**Set exercise**: Every entry below should be printed exactly, without its images.

begin Provided data

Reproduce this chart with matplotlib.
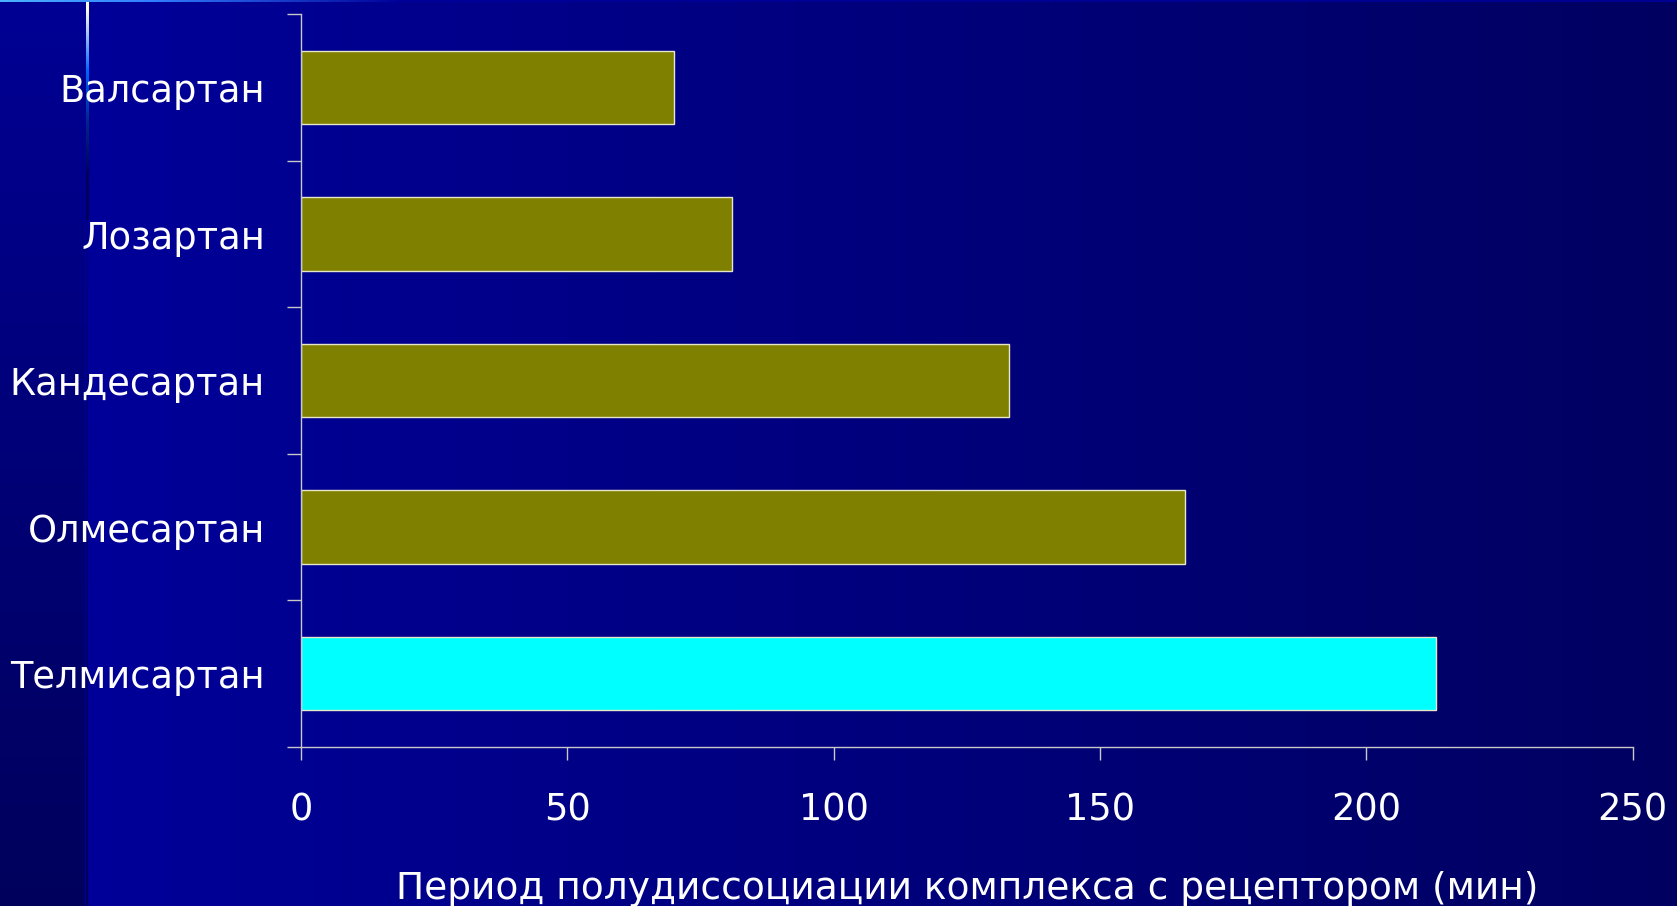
import numpy as np
import matplotlib
matplotlib.use("Agg")
from matplotlib import pyplot as plt

drugs = ['Валсартан', 'Лозартан', 'Кандесартан', 'Олмесартан', 'Телмисартан']
half_times = [70, 81, 133, 166, 213]
bar_colors = ['#808000', '#808000', '#808000', '#808000', '#00FFFF']
x_ticks = [0, 50, 100, 150, 200, 250]
x_label = 'Период полудиссоциации комплекса с рецептором (мин)'

W, H = 1677, 906
fig = plt.figure(figsize=(W / 100, H / 100), dpi=100)

# slide background: dark blue fading to the right, darker strip on the left
bg = fig.add_axes([0, 0, 1, 1], zorder=0)
bg.set_axis_off()
img = np.zeros((H, W, 3))
xs = np.arange(W)
ys = np.arange(H)
img[:, :, 2] = np.interp(xs, [85, W], [0.60, 0.38])[None, :]
img[:, :85, 2] = np.interp(ys, [0, H], [0.58, 0.36])[:, None]
# thin glowing line near the left edge
stops_y = [0, 8, 30, 70, 120, 175, 220]
r = np.interp(ys, stops_y, [1.0, 1.0, 0.7, 0.0, 0.0, 0.0, 0.0])
g = np.interp(ys, stops_y, [1.0, 1.0, 0.8, 0.4, 0.15, 0.0, 0.0])
b = np.interp(ys, stops_y, [0.8, 0.9, 1.0, 1.0, 0.55, 0.35, 0.36])
for c, arr in enumerate([r, g, b]):
    img[:, 86:89, c] = arr[:, None]
img[220:, 86:89, :] = img[220:, 83:86, :]
# light edge along the top
top_r = np.interp(xs, [0, 150, 400], [0.3, 0.2, 0.0])
top_g = np.interp(xs, [0, 150, 400], [0.7, 0.5, 0.0])
top_b = np.interp(xs, [0, 150, 400, 800], [1.0, 1.0, 0.6, 0.58])
img[0:2, :, 0] = top_r
img[0:2, :, 1] = top_g
img[0:2, :, 2] = np.maximum(top_b, img[2, :, 2])
bg.imshow(img, aspect='auto', extent=[0, 1, 0, 1], interpolation='nearest')

ax = fig.add_axes([0.1795, 0.1758, 0.7941, 0.8084], zorder=1)
ax.set_facecolor('none')

ypos = np.arange(len(drugs))
ax.barh(ypos, half_times, height=0.5, color=bar_colors, edgecolor='#E6E6C8', linewidth=1)

ax.set_ylim(len(drugs) - 0.5, -0.5)
ax.set_xlim(0, 250)
ax.set_xticks(x_ticks)
ax.set_xticklabels([str(t) for t in x_ticks])
ax.set_yticks(ypos)
ax.set_yticklabels(drugs)
ax.set_yticks(np.arange(-0.5, len(drugs)), minor=True)

line_col = '#C8C8C8'
for s in ['top', 'right']:
    ax.spines[s].set_visible(False)
for s in ['left', 'bottom']:
    ax.spines[s].set_color(line_col)
    ax.spines[s].set_linewidth(1)

ax.tick_params(axis='y', which='major', length=0, pad=26, labelsize=26.5, labelcolor='white')
ax.tick_params(axis='y', which='minor', length=10, width=1, color=line_col, direction='out')
ax.tick_params(axis='x', which='major', length=9.5, width=1, color=line_col, direction='out',
               pad=22.5, labelsize=26.5, labelcolor='white')
ax.set_xlabel(x_label, fontsize=27, color='white', labelpad=31)

plt.savefig('out.png', dpi=100)
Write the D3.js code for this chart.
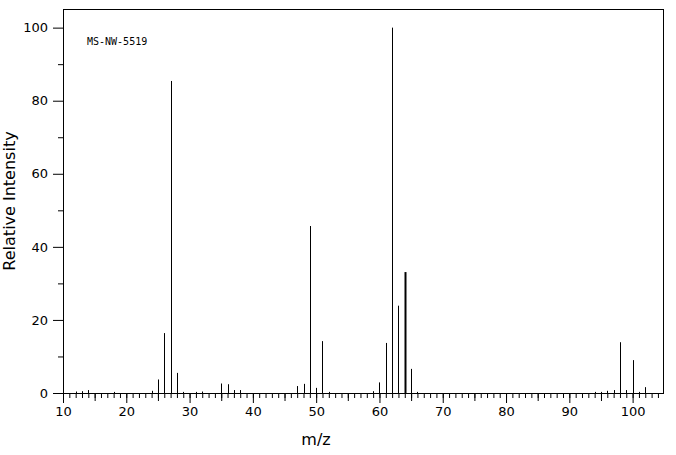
<!DOCTYPE html>
<html>
<head>
<meta charset="utf-8">
<script src="https://cdn.jsdelivr.net/npm/d3@7"></script>
<style>
  body { margin: 0; background: #fff; }
  svg { display: block; }
  .axis text { font-family: "DejaVu Sans", sans-serif; font-size: 13px; fill: #000; }
  .axis line { stroke: #000; }
</style>
</head>
<body>
<div id="chart"></div>
<script>
// peaks
const mz = [12, 13, 14, 18, 24, 25, 26, 27, 28, 29, 31, 32, 35, 36, 37, 38,
            47, 48, 49, 50, 51, 52, 59, 60, 61, 62, 63, 64, 65, 66,
            94, 95, 96, 97, 98, 99, 100, 101, 102];
const intensity = [0.4, 0.5, 0.8, 0.3, 0.6, 3.7, 16.4, 85.4, 5.5, 0.3, 0.3, 0.4, 2.6, 2.4, 0.8, 0.8,
                   1.9, 2.5, 45.7, 1.4, 14.2, 0.3, 0.5, 2.9, 13.7, 100, 23.9, 33.1, 6.6, 0.3,
                   0.3, 0.3, 0.6, 0.8, 13.9, 0.8, 9.0, 0.3, 1.6];
const xMajor = [10, 20, 30, 40, 50, 60, 70, 80, 90, 100];
const yMajor = [0, 20, 40, 60, 80, 100];
const sampleId = "MS-NW-5519";

const width = 676, height = 455;
const plotL = 63, plotR = 663, plotT = 9, plotB = 393;

const svg = d3.select("#chart").append("svg")
    .attr("width", width)
    .attr("height", height);

const x = d3.scaleLinear().domain([10, 104.8]).range([plotL, plotR]);
const y = d3.scaleLinear().domain([0, 105.1]).range([plotB, plotT]);

//--------------------------- AXES ---------------------------//
// minor x ticks every 1, medium every 5, major every 10
svg.append("g").attr("class", "axis")
    .attr("transform", "translate(0," + plotB + ")")
    .call(d3.axisBottom(x).tickValues(d3.range(11, 105)).tickSize(5).tickFormat(""))
    .call(g => g.select(".domain").remove());
svg.append("g").attr("class", "axis")
    .attr("transform", "translate(0," + plotB + ")")
    .call(d3.axisBottom(x).tickValues(d3.range(15, 105, 10)).tickSize(8).tickFormat(""))
    .call(g => g.select(".domain").remove());
svg.append("g").attr("class", "axis")
    .attr("transform", "translate(0," + plotB + ")")
    .call(d3.axisBottom(x).tickValues(xMajor).tickSize(10).tickPadding(4))
    .call(g => g.select(".domain").remove());

svg.append("g").attr("class", "axis")
    .attr("transform", "translate(" + plotL + ",0)")
    .call(d3.axisLeft(y).tickValues(d3.range(10, 101, 20)).tickSize(5).tickFormat(""))
    .call(g => g.select(".domain").remove());
svg.append("g").attr("class", "axis")
    .attr("transform", "translate(" + plotL + ",0)")
    .call(d3.axisLeft(y).tickValues(yMajor).tickSize(10).tickPadding(5))
    .call(g => g.select(".domain").remove());

// frame
svg.append("rect")
    .attr("x", plotL + 0.5).attr("y", plotT + 0.5)
    .attr("width", plotR - plotL).attr("height", plotB - plotT)
    .attr("fill", "none").attr("stroke", "#000");

//--------------------------- PEAKS ---------------------------//
svg.append("g").selectAll("line")
    .data(mz.map((m, i) => ({ m: m, v: intensity[i] })))
    .enter().append("line")
    .attr("x1", d => Math.round(x(d.m)) + 0.5)
    .attr("x2", d => Math.round(x(d.m)) + 0.5)
    .attr("y1", y(0))
    .attr("y2", d => y(d.v))
    .attr("stroke", "#000")
    .attr("stroke-width", d => d.m === 64 ? 2 : 1);

//--------------------------- LABELS ---------------------------//
svg.append("text")
    .attr("x", 316)
    .attr("y", 445)
    .attr("text-anchor", "middle")
    .style("font-family", "DejaVu Sans, sans-serif")
    .style("font-size", "16px")
    .text("m/z");

svg.append("text")
    .attr("transform", "translate(15," + (plotT + plotB) / 2 + ") rotate(-90)")
    .attr("text-anchor", "middle")
    .style("font-family", "DejaVu Sans, sans-serif")
    .style("font-size", "16px")
    .text("Relative Intensity");

svg.append("text")
    .attr("x", 87)
    .attr("y", 45)
    .style("font-family", "DejaVu Sans Mono, monospace")
    .style("font-size", "10px")
    .text(sampleId);
</script>
</body>
</html>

end Provided data

**Exercise response**:
Reproduce this chart with matplotlib.
import numpy as np
import matplotlib
matplotlib.use("Agg")
from matplotlib import pyplot as plt

drugs = ['Валсартан', 'Лозартан', 'Кандесартан', 'Олмесартан', 'Телмисартан']
half_times = [70, 81, 133, 166, 213]
bar_colors = ['#808000', '#808000', '#808000', '#808000', '#00FFFF']
x_ticks = [0, 50, 100, 150, 200, 250]
x_label = 'Период полудиссоциации комплекса с рецептором (мин)'

W, H = 1677, 906
fig = plt.figure(figsize=(W / 100, H / 100), dpi=100)

# slide background: dark blue fading to the right, darker strip on the left
bg = fig.add_axes([0, 0, 1, 1], zorder=0)
bg.set_axis_off()
img = np.zeros((H, W, 3))
xs = np.arange(W)
ys = np.arange(H)
img[:, :, 2] = np.interp(xs, [85, W], [0.60, 0.38])[None, :]
img[:, :85, 2] = np.interp(ys, [0, H], [0.58, 0.36])[:, None]
# thin glowing line near the left edge
stops_y = [0, 8, 30, 70, 120, 175, 220]
r = np.interp(ys, stops_y, [1.0, 1.0, 0.7, 0.0, 0.0, 0.0, 0.0])
g = np.interp(ys, stops_y, [1.0, 1.0, 0.8, 0.4, 0.15, 0.0, 0.0])
b = np.interp(ys, stops_y, [0.8, 0.9, 1.0, 1.0, 0.55, 0.35, 0.36])
for c, arr in enumerate([r, g, b]):
    img[:, 86:89, c] = arr[:, None]
img[220:, 86:89, :] = img[220:, 83:86, :]
# light edge along the top
top_r = np.interp(xs, [0, 150, 400], [0.3, 0.2, 0.0])
top_g = np.interp(xs, [0, 150, 400], [0.7, 0.5, 0.0])
top_b = np.interp(xs, [0, 150, 400, 800], [1.0, 1.0, 0.6, 0.58])
img[0:2, :, 0] = top_r
img[0:2, :, 1] = top_g
img[0:2, :, 2] = np.maximum(top_b, img[2, :, 2])
bg.imshow(img, aspect='auto', extent=[0, 1, 0, 1], interpolation='nearest')

ax = fig.add_axes([0.1795, 0.1758, 0.7941, 0.8084], zorder=1)
ax.set_facecolor('none')

ypos = np.arange(len(drugs))
ax.barh(ypos, half_times, height=0.5, color=bar_colors, edgecolor='#E6E6C8', linewidth=1)

ax.set_ylim(len(drugs) - 0.5, -0.5)
ax.set_xlim(0, 250)
ax.set_xticks(x_ticks)
ax.set_xticklabels([str(t) for t in x_ticks])
ax.set_yticks(ypos)
ax.set_yticklabels(drugs)
ax.set_yticks(np.arange(-0.5, len(drugs)), minor=True)

line_col = '#C8C8C8'
for s in ['top', 'right']:
    ax.spines[s].set_visible(False)
for s in ['left', 'bottom']:
    ax.spines[s].set_color(line_col)
    ax.spines[s].set_linewidth(1)

ax.tick_params(axis='y', which='major', length=0, pad=26, labelsize=26.5, labelcolor='white')
ax.tick_params(axis='y', which='minor', length=10, width=1, color=line_col, direction='out')
ax.tick_params(axis='x', which='major', length=9.5, width=1, color=line_col, direction='out',
               pad=22.5, labelsize=26.5, labelcolor='white')
ax.set_xlabel(x_label, fontsize=27, color='white', labelpad=31)

plt.savefig('out.png', dpi=100)
Write the D3.js code for this chart.
<!DOCTYPE html>
<html>
<head>
<meta charset="utf-8">
<script src="https://cdn.jsdelivr.net/npm/d3@7"></script>
<style>
  body { margin: 0; background: #fff; }
  svg { display: block; }
  .axis text { font-family: "DejaVu Sans", sans-serif; font-size: 13px; fill: #000; }
  .axis line { stroke: #000; }
</style>
</head>
<body>
<div id="chart"></div>
<script>
// peaks
const mz = [12, 13, 14, 18, 24, 25, 26, 27, 28, 29, 31, 32, 35, 36, 37, 38,
            47, 48, 49, 50, 51, 52, 59, 60, 61, 62, 63, 64, 65, 66,
            94, 95, 96, 97, 98, 99, 100, 101, 102];
const intensity = [0.4, 0.5, 0.8, 0.3, 0.6, 3.7, 16.4, 85.4, 5.5, 0.3, 0.3, 0.4, 2.6, 2.4, 0.8, 0.8,
                   1.9, 2.5, 45.7, 1.4, 14.2, 0.3, 0.5, 2.9, 13.7, 100, 23.9, 33.1, 6.6, 0.3,
                   0.3, 0.3, 0.6, 0.8, 13.9, 0.8, 9.0, 0.3, 1.6];
const xMajor = [10, 20, 30, 40, 50, 60, 70, 80, 90, 100];
const yMajor = [0, 20, 40, 60, 80, 100];
const sampleId = "MS-NW-5519";

const width = 676, height = 455;
const plotL = 63, plotR = 663, plotT = 9, plotB = 393;

const svg = d3.select("#chart").append("svg")
    .attr("width", width)
    .attr("height", height);

const x = d3.scaleLinear().domain([10, 104.8]).range([plotL, plotR]);
const y = d3.scaleLinear().domain([0, 105.1]).range([plotB, plotT]);

//--------------------------- AXES ---------------------------//
// minor x ticks every 1, medium every 5, major every 10
svg.append("g").attr("class", "axis")
    .attr("transform", "translate(0," + plotB + ")")
    .call(d3.axisBottom(x).tickValues(d3.range(11, 105)).tickSize(5).tickFormat(""))
    .call(g => g.select(".domain").remove());
svg.append("g").attr("class", "axis")
    .attr("transform", "translate(0," + plotB + ")")
    .call(d3.axisBottom(x).tickValues(d3.range(15, 105, 10)).tickSize(8).tickFormat(""))
    .call(g => g.select(".domain").remove());
svg.append("g").attr("class", "axis")
    .attr("transform", "translate(0," + plotB + ")")
    .call(d3.axisBottom(x).tickValues(xMajor).tickSize(10).tickPadding(4))
    .call(g => g.select(".domain").remove());

svg.append("g").attr("class", "axis")
    .attr("transform", "translate(" + plotL + ",0)")
    .call(d3.axisLeft(y).tickValues(d3.range(10, 101, 20)).tickSize(5).tickFormat(""))
    .call(g => g.select(".domain").remove());
svg.append("g").attr("class", "axis")
    .attr("transform", "translate(" + plotL + ",0)")
    .call(d3.axisLeft(y).tickValues(yMajor).tickSize(10).tickPadding(5))
    .call(g => g.select(".domain").remove());

// frame
svg.append("rect")
    .attr("x", plotL + 0.5).attr("y", plotT + 0.5)
    .attr("width", plotR - plotL).attr("height", plotB - plotT)
    .attr("fill", "none").attr("stroke", "#000");

//--------------------------- PEAKS ---------------------------//
svg.append("g").selectAll("line")
    .data(mz.map((m, i) => ({ m: m, v: intensity[i] })))
    .enter().append("line")
    .attr("x1", d => Math.round(x(d.m)) + 0.5)
    .attr("x2", d => Math.round(x(d.m)) + 0.5)
    .attr("y1", y(0))
    .attr("y2", d => y(d.v))
    .attr("stroke", "#000")
    .attr("stroke-width", d => d.m === 64 ? 2 : 1);

//--------------------------- LABELS ---------------------------//
svg.append("text")
    .attr("x", 316)
    .attr("y", 445)
    .attr("text-anchor", "middle")
    .style("font-family", "DejaVu Sans, sans-serif")
    .style("font-size", "16px")
    .text("m/z");

svg.append("text")
    .attr("transform", "translate(15," + (plotT + plotB) / 2 + ") rotate(-90)")
    .attr("text-anchor", "middle")
    .style("font-family", "DejaVu Sans, sans-serif")
    .style("font-size", "16px")
    .text("Relative Intensity");

svg.append("text")
    .attr("x", 87)
    .attr("y", 45)
    .style("font-family", "DejaVu Sans Mono, monospace")
    .style("font-size", "10px")
    .text(sampleId);
</script>
</body>
</html>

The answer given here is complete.